RiskOperational RiskM&A Activity Spurs Demand for Transactional Risk Insurance

M&A Activity Spurs Demand for Transactional Risk Insurance

Demand for transactional risk insurance grew by 41% globally in 2012, as firms increasingly turned to the insurance market to protect large deals and cross-border acquisitions or sales according to the risk advisory and insurance broking group Marsh.

A report issued by Marsh’s private equity and mergers and acquisitions services (PEMA) practice, entitled
‘M&A Transactional Risk Solutions: 2012 Global Review’
, shows that the limits of insurance placed by Marsh in 2012, compared to 2011, by geography were: Europe, the Middle East and Africa (EMEA), US$2.2bn (US$1.7bn); Asia Pacific, US$423m (US$387m); and the Americas, US$1.4bn (US$768m).
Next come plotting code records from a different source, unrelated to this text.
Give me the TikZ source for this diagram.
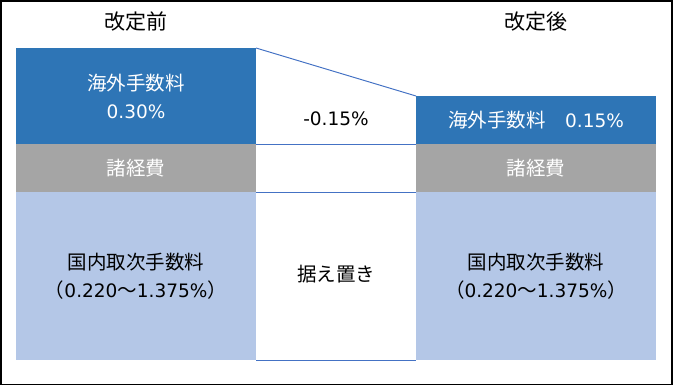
\documentclass[tikz,border=0pt]{standalone}
\usepackage{fontspec}
\setmainfont{Noto Sans CJK JP}
\newfontfamily\lat{DejaVu Sans}
\definecolor{feeblue}{HTML}{2E75B6}
\definecolor{feegray}{HTML}{A5A5A5}
\definecolor{feelight}{HTML}{B4C7E7}
\definecolor{lineblue}{HTML}{4472C4}
\begin{document}
\begin{tikzpicture}[x=1pt,y=-1pt,
  box/.style={draw=none,inner sep=0pt,outer sep=0pt,align=center,
    font=\fontsize{19.5}{28}\selectfont},
  bluebox/.style={box,fill=feeblue,text=white},
  graybox/.style={box,fill=feegray,text=white},
  lightbox/.style={box,fill=feelight,text=black},
  lbl/.style={inner sep=0pt,align=center,font=\fontsize{19.5}{28}\selectfont},
  ttl/.style={inner sep=0pt,align=center,font=\fontsize{21}{28}\selectfont},
  conn/.style={draw=lineblue,line width=1pt}]
\useasboundingbox (0,0) rectangle (674,386);
\draw[line width=1.5pt] (0.75,0.75) rectangle (672,384.5);
% titles
\node[ttl] (tl) at (136,22) {改定前};
\node[ttl] (tr) at (536,22) {改定後};
% left column
\node[bluebox,minimum width=240pt,minimum height=96pt] (lb) at (136,96) {海外手数料\\{\lat\fontsize{18.5}{28}\selectfont 0.30\%}};
\node[graybox,minimum width=240pt,minimum height=48pt] (lg) at (136,168) {諸経費};
\node[lightbox,minimum width=240pt,minimum height=168pt] (ll) at (136,276) {国内取次手数料\\（{\lat\fontsize{18.5}{28}\selectfont 0.220}～{\lat\fontsize{18.5}{28}\selectfont 1.375\%}）};
% right column
\node[bluebox,minimum width=240pt,minimum height=48pt] (rb) at (536,120) {海外手数料　{\lat\fontsize{18.5}{28}\selectfont 0.15\%}};
\node[graybox,minimum width=240pt,minimum height=48pt] (rg) at (536,168) {諸経費};
\node[lightbox,minimum width=240pt,minimum height=168pt] (rl) at (536,276) {国内取次手数料\\（{\lat\fontsize{18.5}{28}\selectfont 0.220}～{\lat\fontsize{18.5}{28}\selectfont 1.375\%}）};
% middle
\draw[conn] (lb.north east) -- (rb.north west);
\draw[conn] (lb.south east) -- (rb.south west);
\draw[conn] (lg.south east) -- (rg.south west);
\draw[conn] (ll.south east) -- (rl.south west);
\node[lbl] (diff) at (336,119) {{\lat\fontsize{18.5}{28}\selectfont -0.15\%}};
\node[lbl] (keep) at (336,274) {据え置き};
\end{tikzpicture}
\end{document}
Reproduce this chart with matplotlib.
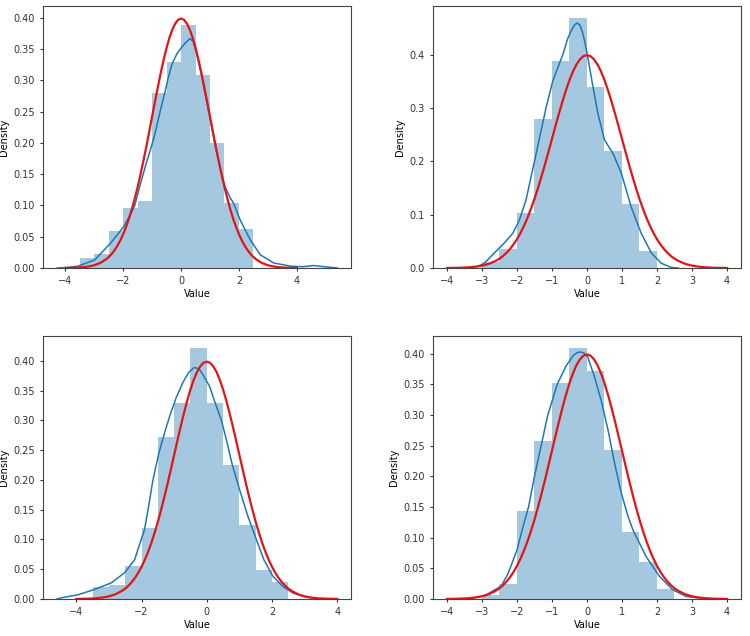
import matplotlib
matplotlib.use('Agg')
from matplotlib import pyplot as plt

# histogram bars: left bin edges (width 0.5) and densities, one set per panel
bins_tl = [-3.5, -3.0, -2.5, -2.0, -1.5, -1.0, -0.5, 0.0, 0.5, 1.0, 1.5, 2.0]
dens_tl = [0.0154, 0.0228, 0.0595, 0.096, 0.107, 0.280, 0.329, 0.389, 0.308, 0.200, 0.104, 0.063]
bins_tr = [-3.0, -2.5, -2.0, -1.5, -1.0, -0.5, 0.0, 0.5, 1.0, 1.5]
dens_tr = [0.011, 0.0355, 0.104, 0.279, 0.388, 0.4685, 0.340, 0.219, 0.1196, 0.0318]
bins_bl = [-3.5, -3.0, -2.5, -2.0, -1.5, -1.0, -0.5, 0.0, 0.5, 1.0, 1.5, 2.0]
dens_bl = [0.0207, 0.024, 0.056, 0.120, 0.273, 0.329, 0.421, 0.329, 0.225, 0.125, 0.048, 0.028]
bins_br = [-3.0, -2.5, -2.0, -1.5, -1.0, -0.5, 0.0, 0.5, 1.0, 1.5, 2.0]
dens_br = [0.007, 0.0244, 0.144, 0.257, 0.352, 0.409, 0.372, 0.243, 0.1085, 0.060, 0.016]

# kde curves
kde_x_tl = [-4.28, -3.9, -3.56, -2.98, -2.43, -2.0, -1.75, -1.6, -1.4, -1.2, -1.05, -0.9, -0.75, -0.62, -0.55,
            -0.45, -0.32, -0.15, 0.02, 0.15, 0.31, 0.42, 0.54, 0.7, 0.83, 1.0, 1.18, 1.35, 1.52, 1.7, 1.81,
            2.04, 2.39, 2.74, 3.2, 3.78, 4.2, 4.58, 4.95, 5.4]
kde_y_tl = [0.0, 0.001, 0.003, 0.013, 0.04, 0.065, 0.085, 0.1, 0.135, 0.168, 0.19, 0.215, 0.245, 0.27, 0.282,
            0.303, 0.325, 0.342, 0.353, 0.36, 0.367, 0.362, 0.343, 0.31, 0.279, 0.24, 0.195, 0.16, 0.13, 0.112, 0.104,
            0.077, 0.045, 0.021, 0.008, 0.003, 0.002, 0.004, 0.002, 0.0]
kde_x_tr = [-3.12, -2.93, -2.65, -2.36, -2.12, -1.93, -1.74, -1.5, -1.17, -0.98, -0.69, -0.55, -0.45, -0.35,
            -0.28, -0.2, -0.12, -0.05, 0.02, 0.17, 0.31, 0.5, 0.74, 0.98, 1.26, 1.55, 1.84, 2.12, 2.41, 2.6]
kde_y_tr = [0.003, 0.009, 0.028, 0.047, 0.065, 0.09, 0.128, 0.2, 0.3, 0.35, 0.4, 0.43, 0.445, 0.456,
            0.459, 0.455, 0.44, 0.42, 0.396, 0.34, 0.29, 0.24, 0.215, 0.178, 0.115, 0.065, 0.028, 0.009, 0.001, 0.0]
kde_x_bl = [-4.59, -4.46, -3.95, -3.44, -2.93, -2.52, -2.21, -2.01, -1.91, -1.8, -1.65, -1.47, -1.29, -1.12, -0.94,
            -0.73, -0.55, -0.39, -0.3, -0.2, -0.12, 0.09, 0.26, 0.45, 0.6, 0.77, 1.01, 1.26, 1.52, 1.75, 2.03,
            2.33, 2.64, 3.05, 3.46]
kde_y_bl = [0.0, 0.002, 0.007, 0.016, 0.027, 0.044, 0.066, 0.1, 0.116, 0.15, 0.2, 0.245, 0.28, 0.31, 0.338,
            0.364, 0.381, 0.389, 0.388, 0.384, 0.377, 0.357, 0.329, 0.3, 0.268, 0.228, 0.183, 0.139, 0.1, 0.066, 0.038,
            0.021, 0.01, 0.003, 0.0]
kde_x_br = [-3.3, -2.9, -2.45, -2.25, -2.0, -1.85, -1.67, -1.5, -1.31, -1.12, -0.85, -0.6, -0.38, -0.27, -0.17,
            -0.08, 0.02, 0.21, 0.4, 0.6, 0.79, 0.98, 1.17, 1.31, 1.69, 2.07, 2.45, 2.84, 3.3]
kde_y_br = [0.001, 0.006, 0.021, 0.042, 0.08, 0.113, 0.15, 0.2, 0.25, 0.3, 0.35, 0.38, 0.398, 0.402, 0.403,
            0.401, 0.395, 0.363, 0.325, 0.276, 0.221, 0.173, 0.135, 0.113, 0.069, 0.037, 0.015, 0.004, 0.001]

# red reference curve (same in every panel)
ref_x = [-4.0, -3.8, -3.6, -3.4, -3.2, -3.0, -2.8, -2.6, -2.5, -2.4, -2.3, -2.2, -2.1, -2.0, -1.9, -1.8, -1.7,
         -1.6, -1.5, -1.4, -1.3, -1.2, -1.1, -1.0, -0.9, -0.8, -0.7, -0.6, -0.5, -0.4, -0.3, -0.2, -0.1,
         0.0, 0.1, 0.2, 0.3, 0.4, 0.5, 0.6, 0.7, 0.8, 0.9, 1.0, 1.1, 1.2, 1.3, 1.4, 1.5, 1.6, 1.7, 1.8,
         1.9, 2.0, 2.1, 2.2, 2.3, 2.4, 2.5, 2.6, 2.8, 3.0, 3.2, 3.4, 3.6, 3.8, 4.0]
ref_y = [0.0001, 0.0003, 0.0006, 0.0012, 0.0024, 0.0044, 0.0079, 0.0136, 0.0175, 0.0224, 0.0283, 0.0355,
         0.0440, 0.0540, 0.0656, 0.0790, 0.0940, 0.1109, 0.1295, 0.1497, 0.1714, 0.1942, 0.2179, 0.2420,
         0.2661, 0.2897, 0.3123, 0.3332, 0.3521, 0.3683, 0.3814, 0.3910, 0.3970, 0.3989, 0.3970, 0.3910,
         0.3814, 0.3683, 0.3521, 0.3332, 0.3123, 0.2897, 0.2661, 0.2420, 0.2179, 0.1942, 0.1714, 0.1497,
         0.1295, 0.1109, 0.0940, 0.0790, 0.0656, 0.0540, 0.0440, 0.0355, 0.0283, 0.0224, 0.0175, 0.0136,
         0.0079, 0.0044, 0.0024, 0.0012, 0.0006, 0.0003, 0.0001]

panels = [
    (bins_tl, dens_tl, kde_x_tl, kde_y_tl, (-4.77, 5.87), 0.419, [-4, -2, 0, 2, 4], [0.0, 0.05, 0.10, 0.15, 0.20, 0.25, 0.30, 0.35, 0.40], '%.2f'),
    (bins_tr, dens_tr, kde_x_tr, kde_y_tr, (-4.4, 4.4), 0.491, [-4, -3, -2, -1, 0, 1, 2, 3, 4], [0.0, 0.1, 0.2, 0.3, 0.4], '%.1f'),
    (bins_bl, dens_bl, kde_x_bl, kde_y_bl, (-5.02, 4.42), 0.442, [-4, -2, 0, 2, 4], [0.0, 0.05, 0.10, 0.15, 0.20, 0.25, 0.30, 0.35, 0.40], '%.2f'),
    (bins_br, dens_br, kde_x_br, kde_y_br, (-4.4, 4.4), 0.429, [-4, -3, -2, -1, 0, 1, 2, 3, 4], [0.0, 0.05, 0.10, 0.15, 0.20, 0.25, 0.30, 0.35, 0.40], '%.2f'),
]

# axes rectangles in figure fractions (left, bottom, width, height)
rects = [
    (0.0573, 0.5786, 0.4107, 0.4120),
    (0.5773, 0.5786, 0.4107, 0.4120),
    (0.0573, 0.0582, 0.4107, 0.4135),
    (0.5773, 0.0582, 0.4107, 0.4135),
]

plt.rcParams['font.size'] = 7
plt.rcParams['axes.edgecolor'] = '#444444'
plt.rcParams['xtick.color'] = '#333333'
plt.rcParams['ytick.color'] = '#333333'
plt.rcParams['xtick.major.size'] = 2.5
plt.rcParams['ytick.major.size'] = 2.5

fig = plt.figure(figsize=(7.5, 6.36), dpi=100)

for (bins, dens, kx, ky, xlim, ytop, xt, yt, fmt), rect in zip(panels, rects):
    ax = fig.add_axes(rect)
    ax.bar(bins, dens, width=0.5, align='edge', color='#1f77b4', alpha=0.4, linewidth=0)
    ax.plot(kx, ky, color='#1f77b4', lw=1.1)
    ax.plot(ref_x, ref_y, color='#e41414', lw=1.6)
    ax.set_xlim(*xlim)
    ax.set_ylim(0, ytop)
    ax.set_xticks(xt)
    ax.set_yticks(yt)
    ax.set_yticklabels([fmt % v for v in yt])
    ax.set_xticklabels(['%d' % v if v >= 0 else '\u2212%d' % -v for v in xt])
    ax.set_xlabel('Value', labelpad=2)
    ax.set_ylabel('Density', labelpad=3)
    for s in ax.spines.values():
        s.set_linewidth(0.8)

fig.savefig('out.png', dpi=100)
The most pronounced increase in policy limits for transactional risk insurance is in North America, up 86% during 2012. Marsh suggests that this upward trend is being driven by an increased usage of transactional risk insurance on deals in excess of US$100m by clients operating in the region.

“Overseas buyers seeking acquisitions in North America are increasingly cautious about entering the market, given the uncertainties surrounding economic recovery and the enhanced emphasis on regulation,” said Lorraine Lloyd-Thomas, a senior vice president (SVP) in Marsh’s PEMA practice and head of the UK transactional risk team.

“Conversely, many North American clients are approaching deals in EMEA and Asia Pacific with similar trepidation. As a result, these corporate buyers are leveraging transactional risk insurance solutions to mitigate risk and provide the comfort required to proceed with their transactions.”

The report also notes the growing popularity of warranty and indemnity (W&I) insurance in the global infrastructure sector, ranging from simplistic deals relating to wind farms to complex assets such as those owned by utilities and regulated by government agencies.

“Demand for W&I insurance is growing significantly in the global infrastructure investment community,” said Lloyd-Thomas. “It enables infrastructure funds to exit their investments with minimal warranty exposures, or make their deals more attractive to potential bidders, hopefully resulting in a higher price.

“There is a great deal of competition among insurers for these risks and Marsh has structured a number of programmes in excess of US$300m limits of insurance in the last year.”